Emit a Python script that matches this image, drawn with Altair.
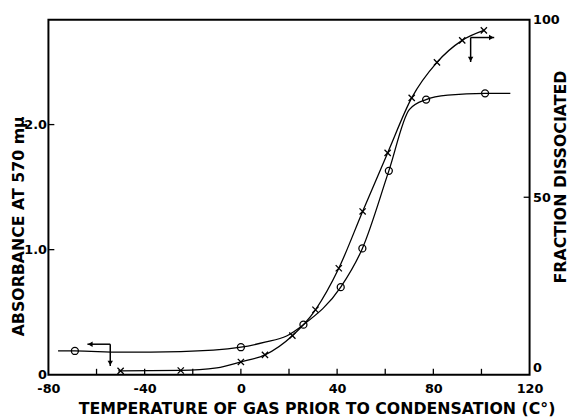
import altair as alt
import pandas as pd

# ---- data ----
circle_temp = [-69, 0, 26, 41.5, 50.5, 61.5, 77, 101.5]
circle_abs = [0.19, 0.22, 0.40, 0.70, 1.01, 1.63, 2.20, 2.25]

abs_curve_temp = [-76, -69, -50, -25, 0, 10, 19, 26, 41.5, 50.5, 61.5, 70, 77, 86, 101.5, 112]
abs_curve_val = [0.19, 0.19, 0.18, 0.185, 0.22, 0.26, 0.31, 0.40, 0.70, 1.01, 1.63, 2.12, 2.20, 2.235, 2.25, 2.25]

cross_temp = [-50, -25, 0, 10, 21.4, 31, 40.7, 50.6, 61, 71, 81.5, 92, 101]
cross_frac = [1.1, 1.2, 3.6, 5.6, 11, 18.3, 30, 46, 62.5, 78, 88, 94.2, 97]

frac_curve_temp = [-51, -50, -25, -10, 0, 10, 21.4, 31, 40.7, 50.6, 61, 71, 81.5, 92, 101]
frac_curve_val = [1.1, 1.1, 1.2, 1.9, 3.6, 5.6, 11, 18.3, 30, 46, 62.5, 78, 88, 94.2, 97]

# arrow indicators (segment start/end) and heads
abs_arrow_x = [-54.3, -54.3]
abs_arrow_y = [0.244, 0.244]
abs_arrow_x2 = [-63.8, -54.3]
abs_arrow_y2 = [0.244, 0.07]
abs_head_x = [-62.6, -54.3]
abs_head_y = [0.244, 0.094]
abs_head_shape = ["triangle-left", "triangle-down"]

frac_arrow_x = [95.5, 95.5]
frac_arrow_y = [95, 95]
frac_arrow_x2 = [105.3, 95.5]
frac_arrow_y2 = [95, 88.1]
frac_head_x = [104.1, 95.5]
frac_head_y = [95, 88.9]
frac_head_shape = ["triangle-right", "triangle-down"]

x_tick_vals = [-60, -40, -20, 0, 20, 40, 60, 80, 100]
x_label_vals = [-80, -40, 0, 40, 80, 120]
left_tick_vals = [1.0, 2.0]
left_label_vals = [0, 1, 2]
right_tick_vals = [50]
right_label_vals = [0, 50, 100]

FONT = "DejaVu Sans"

circ_df = pd.DataFrame({"t": circle_temp, "v": circle_abs})
abs_curve_df = pd.DataFrame({"t": abs_curve_temp, "v": abs_curve_val})
cross_df = pd.DataFrame({"t": cross_temp, "v": cross_frac})
frac_curve_df = pd.DataFrame({"t": frac_curve_temp, "v": frac_curve_val})
abs_arrow_df = pd.DataFrame({"t": abs_arrow_x, "v": abs_arrow_y, "t2": abs_arrow_x2, "v2": abs_arrow_y2})
abs_head_df = pd.DataFrame({"t": abs_head_x, "v": abs_head_y, "s": abs_head_shape})
frac_arrow_df = pd.DataFrame({"t": frac_arrow_x, "v": frac_arrow_y, "t2": frac_arrow_x2, "v2": frac_arrow_y2})
frac_head_df = pd.DataFrame({"t": frac_head_x, "v": frac_head_y, "s": frac_head_shape})
xtick_df = pd.DataFrame({"t": x_tick_vals})
ltick_df = pd.DataFrame({"v": left_tick_vals})
rtick_df = pd.DataFrame({"v": right_tick_vals})

xscale = alt.Scale(domain=[-80, 120], nice=False, zero=False)
lscale = alt.Scale(domain=[0, 2.838], nice=False, zero=False)
rscale = alt.Scale(domain=[0, 100], nice=False, zero=False)

x_axis = alt.Axis(
    values=x_label_vals,
    labelExpr="'' + datum.value",
    ticks=False, domain=False, grid=False,
    labelFont=FONT, labelFontSize=13, labelFontWeight="bold", labelColor="black",
    labelPadding=8, labelFlush=False, labelOverlap=False,
    title="TEMPERATURE OF GAS PRIOR TO CONDENSATION (C°)",
    titleFont=FONT, titleFontSize=16, titleFontWeight="bold", titleColor="black",
    titleX=272, titleY=39, titleAlign="center", titleBaseline="alphabetic",
)
l_axis = alt.Axis(
    values=left_label_vals,
    labelExpr="datum.value == 0 ? '0' : format(datum.value, '.1f')",
    ticks=False, domain=False, grid=False,
    labelFont=FONT, labelFontSize=13, labelFontWeight="bold", labelColor="black",
    labelPadding=2, labelFlush=False, labelOverlap=False,
    title="ABSORBANCE AT 570 mμ",
    titleFont=FONT, titleFontSize=16, titleFontWeight="bold", titleColor="black",
    titleAngle=270, titleX=-25, titleY=209, titleAlign="center", titleBaseline="alphabetic",
)
r_axis = alt.Axis(
    orient="right",
    values=right_label_vals,
    ticks=False, domain=False, grid=False,
    labelFont=FONT, labelFontSize=13, labelFontWeight="bold", labelColor="black",
    labelPadding=3, labelFlush=False, labelOverlap=False,
    labelBaseline={"condition": {"test": "datum.value == 0", "value": "bottom"}, "value": "middle"},
    title="FRACTION DISSOCIATED",
    titleFont=FONT, titleFontSize=16, titleFontWeight="bold", titleColor="black",
    titleAngle=270, titleX=36, titleY=159, titleAlign="center", titleBaseline="alphabetic",
)

# ---- left (absorbance) group ----
abs_line = alt.Chart(abs_curve_df).mark_line(interpolate="monotone", color="black", strokeWidth=1.3).encode(
    x=alt.X("t:Q", scale=xscale, axis=x_axis),
    y=alt.Y("v:Q", scale=lscale, axis=l_axis),
)
abs_pts = alt.Chart(circ_df).mark_point(shape="circle", filled=False, color="black", size=50, strokeWidth=1.3, opacity=1).encode(
    x="t:Q", y="v:Q"
)
abs_arrows = alt.Chart(abs_arrow_df).mark_rule(color="black", strokeWidth=1.5).encode(
    x="t:Q", y="v:Q", x2="t2:Q", y2="v2:Q"
)
abs_heads = alt.Chart(abs_head_df).mark_point(filled=True, color="black", size=30, opacity=1).encode(
    x="t:Q", y="v:Q",
    shape=alt.Shape("s:N", scale=None, legend=None),
)
x_ticks = alt.Chart(xtick_df).mark_rule(color="black", strokeWidth=1.3).encode(
    x="t:Q", y=alt.value(360), y2=alt.value(354)
)
l_ticks = alt.Chart(ltick_df).mark_rule(color="black", strokeWidth=1.3).encode(
    y="v:Q", x=alt.value(0), x2=alt.value(6)
)
left = alt.layer(abs_line, abs_pts, abs_arrows, abs_heads, x_ticks, l_ticks)

# ---- right (fraction) group ----
frac_line = alt.Chart(frac_curve_df).mark_line(interpolate="monotone", color="black", strokeWidth=1.3).encode(
    x="t:Q", y=alt.Y("v:Q", scale=rscale, axis=r_axis)
)
frac_pts = alt.Chart(cross_df).mark_point(
    shape="M-1,-1L1,1M-1,1L1,-1", filled=False, color="black", size=40, strokeWidth=1.3, opacity=1
).encode(x="t:Q", y="v:Q")
frac_arrows = alt.Chart(frac_arrow_df).mark_rule(color="black", strokeWidth=1.5).encode(
    x="t:Q", y="v:Q", x2="t2:Q", y2="v2:Q"
)
frac_heads = alt.Chart(frac_head_df).mark_point(filled=True, color="black", size=30, opacity=1).encode(
    x="t:Q", y="v:Q",
    shape=alt.Shape("s:N", scale=None, legend=None),
)
r_ticks = alt.Chart(rtick_df).mark_rule(color="black", strokeWidth=1.3).encode(
    y="v:Q", x=alt.value(482), x2=alt.value(488)
)
right = alt.layer(frac_line, frac_pts, frac_arrows, frac_heads, r_ticks)

chart = alt.layer(left, right).resolve_scale(y="independent").properties(
    width=488,
    height=360,
    autosize=alt.AutoSizeParams(type="none"),
    padding={"left": 41, "top": 9, "right": 41, "bottom": 45},
    background="white",
).configure_view(stroke="black", strokeWidth=2)

chart.save("out.html", embed_options={"renderer": "svg", "actions": False})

TASK TO COMPLETE » Starting at the top of the listing above, please restate word for word each line up to and including the one that holds "import pandas as pd", omitting every image.

WORKED ANSWER »
Emit a Python script that matches this image, drawn with Altair.
import altair as alt
import pandas as pd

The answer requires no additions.